▶ [EXERCISE INSTRUCTIONS]:
Below is a block of records. Copy every line in it that contains the word "full".

[start of INPUT DATA]

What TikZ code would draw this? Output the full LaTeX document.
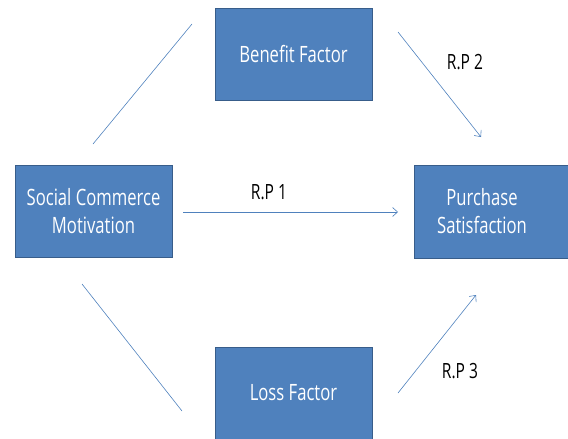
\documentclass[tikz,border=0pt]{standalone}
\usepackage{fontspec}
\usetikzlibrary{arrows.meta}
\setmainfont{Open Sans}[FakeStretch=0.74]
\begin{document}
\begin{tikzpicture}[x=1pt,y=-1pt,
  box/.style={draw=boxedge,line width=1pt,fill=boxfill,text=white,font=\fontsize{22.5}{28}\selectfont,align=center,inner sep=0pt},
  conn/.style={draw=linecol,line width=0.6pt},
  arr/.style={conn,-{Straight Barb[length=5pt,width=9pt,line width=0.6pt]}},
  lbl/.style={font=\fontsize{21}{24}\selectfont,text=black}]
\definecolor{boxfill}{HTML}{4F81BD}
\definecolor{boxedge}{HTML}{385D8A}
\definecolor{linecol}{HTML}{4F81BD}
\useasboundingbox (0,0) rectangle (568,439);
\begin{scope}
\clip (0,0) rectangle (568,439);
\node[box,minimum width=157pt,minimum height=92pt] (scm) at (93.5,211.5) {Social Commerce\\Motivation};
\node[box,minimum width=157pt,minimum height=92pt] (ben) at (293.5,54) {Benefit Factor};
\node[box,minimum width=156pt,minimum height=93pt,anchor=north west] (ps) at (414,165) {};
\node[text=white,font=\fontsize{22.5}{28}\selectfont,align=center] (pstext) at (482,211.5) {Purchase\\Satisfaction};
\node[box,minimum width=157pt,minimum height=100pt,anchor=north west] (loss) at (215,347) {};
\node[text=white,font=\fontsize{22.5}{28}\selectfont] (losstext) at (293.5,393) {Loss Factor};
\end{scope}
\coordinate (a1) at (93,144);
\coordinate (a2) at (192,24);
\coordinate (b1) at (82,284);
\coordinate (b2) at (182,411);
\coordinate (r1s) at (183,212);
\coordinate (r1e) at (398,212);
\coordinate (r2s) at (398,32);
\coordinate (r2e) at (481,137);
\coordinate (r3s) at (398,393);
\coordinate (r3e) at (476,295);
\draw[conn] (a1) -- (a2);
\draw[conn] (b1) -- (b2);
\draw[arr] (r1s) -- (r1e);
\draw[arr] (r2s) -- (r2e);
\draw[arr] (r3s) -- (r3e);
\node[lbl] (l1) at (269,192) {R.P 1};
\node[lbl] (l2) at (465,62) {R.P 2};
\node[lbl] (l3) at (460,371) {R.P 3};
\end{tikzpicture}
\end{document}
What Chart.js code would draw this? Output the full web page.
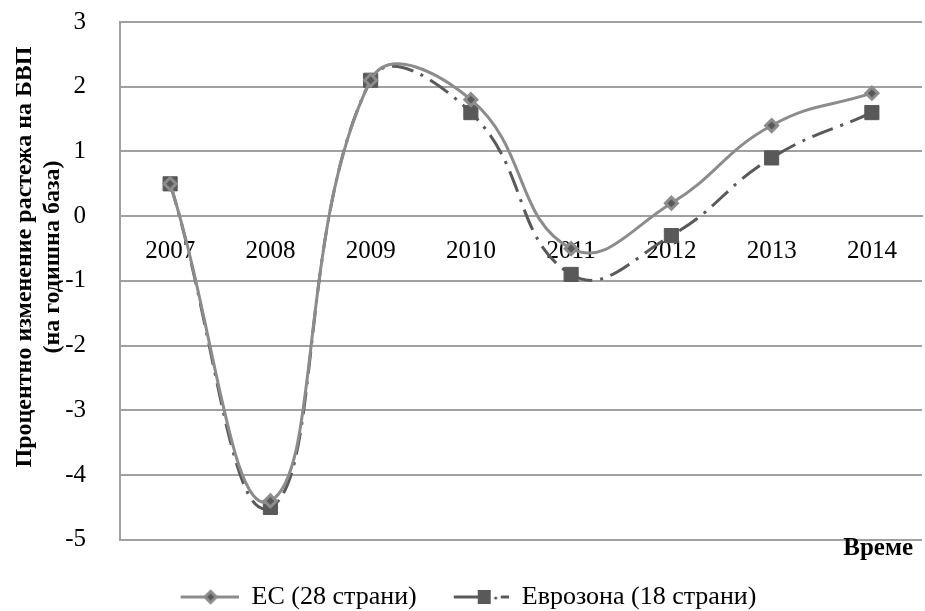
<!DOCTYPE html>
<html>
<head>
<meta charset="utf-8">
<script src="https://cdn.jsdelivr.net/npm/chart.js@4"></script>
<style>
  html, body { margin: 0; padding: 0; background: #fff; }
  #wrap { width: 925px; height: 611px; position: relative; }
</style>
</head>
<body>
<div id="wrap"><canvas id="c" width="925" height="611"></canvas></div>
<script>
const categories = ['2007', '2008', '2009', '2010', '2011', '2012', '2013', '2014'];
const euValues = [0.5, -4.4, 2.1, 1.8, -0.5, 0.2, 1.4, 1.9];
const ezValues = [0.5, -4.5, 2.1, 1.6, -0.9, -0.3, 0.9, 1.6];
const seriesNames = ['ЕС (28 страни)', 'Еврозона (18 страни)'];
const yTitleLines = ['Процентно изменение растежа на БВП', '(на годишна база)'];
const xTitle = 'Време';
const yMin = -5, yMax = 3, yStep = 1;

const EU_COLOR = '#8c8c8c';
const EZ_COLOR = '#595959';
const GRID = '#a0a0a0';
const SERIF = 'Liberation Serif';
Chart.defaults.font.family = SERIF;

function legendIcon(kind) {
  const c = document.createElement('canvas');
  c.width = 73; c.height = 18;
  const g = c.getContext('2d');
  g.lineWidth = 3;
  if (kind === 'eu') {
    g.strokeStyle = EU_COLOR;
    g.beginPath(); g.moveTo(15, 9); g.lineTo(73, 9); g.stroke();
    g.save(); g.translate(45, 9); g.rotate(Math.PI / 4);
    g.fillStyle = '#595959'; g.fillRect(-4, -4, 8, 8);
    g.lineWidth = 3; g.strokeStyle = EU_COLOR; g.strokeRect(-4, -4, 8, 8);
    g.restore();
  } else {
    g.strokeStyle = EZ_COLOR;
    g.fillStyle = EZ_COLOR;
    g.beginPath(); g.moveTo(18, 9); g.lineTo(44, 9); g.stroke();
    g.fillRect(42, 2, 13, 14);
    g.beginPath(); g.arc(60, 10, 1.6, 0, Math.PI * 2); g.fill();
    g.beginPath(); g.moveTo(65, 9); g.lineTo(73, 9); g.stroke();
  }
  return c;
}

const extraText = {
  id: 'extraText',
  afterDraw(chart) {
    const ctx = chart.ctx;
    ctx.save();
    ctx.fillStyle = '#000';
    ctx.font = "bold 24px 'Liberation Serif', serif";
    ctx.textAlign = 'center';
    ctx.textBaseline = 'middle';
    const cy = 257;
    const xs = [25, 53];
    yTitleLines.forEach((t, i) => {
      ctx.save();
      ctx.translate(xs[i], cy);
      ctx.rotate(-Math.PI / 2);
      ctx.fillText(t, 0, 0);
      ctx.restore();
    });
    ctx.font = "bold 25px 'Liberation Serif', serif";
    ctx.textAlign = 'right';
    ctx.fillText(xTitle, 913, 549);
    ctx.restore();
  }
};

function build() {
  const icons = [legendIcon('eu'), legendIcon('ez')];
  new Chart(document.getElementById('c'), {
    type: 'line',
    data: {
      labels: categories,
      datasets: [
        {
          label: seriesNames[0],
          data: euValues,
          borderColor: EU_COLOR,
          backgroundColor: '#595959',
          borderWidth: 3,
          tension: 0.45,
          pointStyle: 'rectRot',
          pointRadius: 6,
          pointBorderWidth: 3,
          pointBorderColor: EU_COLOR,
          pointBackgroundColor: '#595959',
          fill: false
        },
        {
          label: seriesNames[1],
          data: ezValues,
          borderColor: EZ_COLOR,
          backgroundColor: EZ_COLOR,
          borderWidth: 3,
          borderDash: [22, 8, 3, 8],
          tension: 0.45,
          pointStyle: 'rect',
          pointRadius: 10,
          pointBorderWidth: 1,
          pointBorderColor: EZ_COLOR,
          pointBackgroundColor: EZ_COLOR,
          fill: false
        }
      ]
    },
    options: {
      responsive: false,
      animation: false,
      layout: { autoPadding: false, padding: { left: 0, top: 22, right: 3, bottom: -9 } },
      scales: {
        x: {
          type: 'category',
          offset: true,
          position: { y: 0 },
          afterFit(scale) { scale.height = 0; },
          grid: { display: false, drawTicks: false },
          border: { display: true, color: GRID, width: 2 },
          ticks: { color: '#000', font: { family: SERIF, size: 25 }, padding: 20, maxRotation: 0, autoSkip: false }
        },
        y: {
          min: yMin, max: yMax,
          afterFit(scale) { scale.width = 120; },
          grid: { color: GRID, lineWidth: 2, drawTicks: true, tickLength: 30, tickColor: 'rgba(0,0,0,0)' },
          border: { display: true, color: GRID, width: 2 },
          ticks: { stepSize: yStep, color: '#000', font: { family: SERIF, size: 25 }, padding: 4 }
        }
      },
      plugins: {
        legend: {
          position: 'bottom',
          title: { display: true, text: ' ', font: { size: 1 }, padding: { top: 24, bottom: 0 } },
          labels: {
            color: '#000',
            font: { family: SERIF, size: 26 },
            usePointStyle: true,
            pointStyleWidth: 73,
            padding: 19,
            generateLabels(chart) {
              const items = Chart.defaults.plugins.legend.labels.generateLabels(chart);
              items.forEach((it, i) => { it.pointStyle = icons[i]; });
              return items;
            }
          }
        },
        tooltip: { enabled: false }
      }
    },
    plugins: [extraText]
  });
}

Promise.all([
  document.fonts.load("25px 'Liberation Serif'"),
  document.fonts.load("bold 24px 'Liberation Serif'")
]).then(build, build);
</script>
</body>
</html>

[end of INPUT DATA]

▶ [TASK RESULT]:
What TikZ code would draw this? Output the full LaTeX document.
What Chart.js code would draw this? Output the full web page.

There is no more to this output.